I'm not eager to try out complex rituals just yet. To me, that seems like attempting Michael Jordan's moves while I'm still learning to dribble the ball; not just useless, but counterproductive. But I realized that here's something I can use immediately. While I'm working on getting the lay of the landscape and planting my feet planted firmly on the ground within, I can also get some psychic cleansing done.

So I started off with a simple blasphemy. I Googled for images of Christ on the cross. I found a very nice one and printed it. Then I took it to the bathroom and pissed on it.

My inner reaction ... nothing. It was just a piece of paper. No terror, no feeling that I was betraying something, no fear of punishment. Not even a glimmer of guilt. Conversely, no feelings of liberation, triumph, etc. The end result was nothing more than an empty bladder and a piss-soaked picture. I went to bed right afterward and nodded right off to sleep, no tossing, no turning, no bad dreams, nothing.

This told me three things.

First, I rejected Christianity a long time ago, and I guess over the years, the rational component of that belief has already done a lot of "work" on whatever emotional components of Christianity were left. And I think this is in accord with my experience before embarking on Satanism. When I watched "The Passion of the Christ," it was nothing more to me than two hours of watching some poor bastard getting the living shit kicked out of him. I appreciated and understood how Christians would find it inspiring or even powerful, but I had nothing like that as a personal reaction -- it was like listening to the national anthem of some foreign country, knowing and appreciating what it means to the citizens of that country, but having no personal allegiance to it. Similarly, religious Christmas songs -- e.g., "Silent Night," not "Rudolph the Red Nosed Reindeer" -- do nothing at all for me; they're not a veneration of anything I care about at all.

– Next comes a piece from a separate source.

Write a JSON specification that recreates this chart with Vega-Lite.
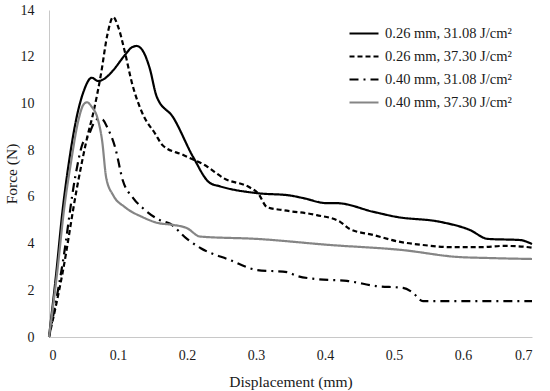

The second thing I realized is that blasphemy, in this context, isn't that simple. It's not enough to merely perform an act, you have to bring yourself into the act as well. It's all too easy to internally divorce an act from its context and meaning; one might burn a flag while telling oneself that it's nothing more than a piece of cloth, for example. You have to bring your attitudes, your beliefs, your prejudices, your fears, etc. into the act.

I realize those might sound contradictory, but they're not. I'm firmly convinced that if I had any significant amount of Christian belief left in me, I couldn't have regarded the picture as merely a piece of paper. But in treating it as just paper, I missed the point. In order to scrape out those last remains of Christian belief, I'll have to "get into it" more; work myself up into something like a Christian frenzy, then perform the blasphemous act while having as close to a belief in Christianity as I can manage.

The third thing I got from this, which didn't occur to me until the following morning, was that act itself is absolutely necessary. Sorting out things internally is great, as far as it goes, but ultimately it has to be married to some action. One has to "practice what one preaches," "live ones beliefs," etc.

So, the big lesson here for me -- in order for the blasphemy to have real value and effect, one has to bring ones rational and emotional beliefs to the blasphemy, and marry those beliefs to an act. (I'm sure some of you with psych backgrounds may recognize this as the cognition/affect/conation triad, and I suppose I may be simply imposing my academic training on this situation, but it seems valid enough.) And I can already see that the same thing applies not just to blasphemy, but to every other ritual as well. Needless to say, that means rituals are a lot of work!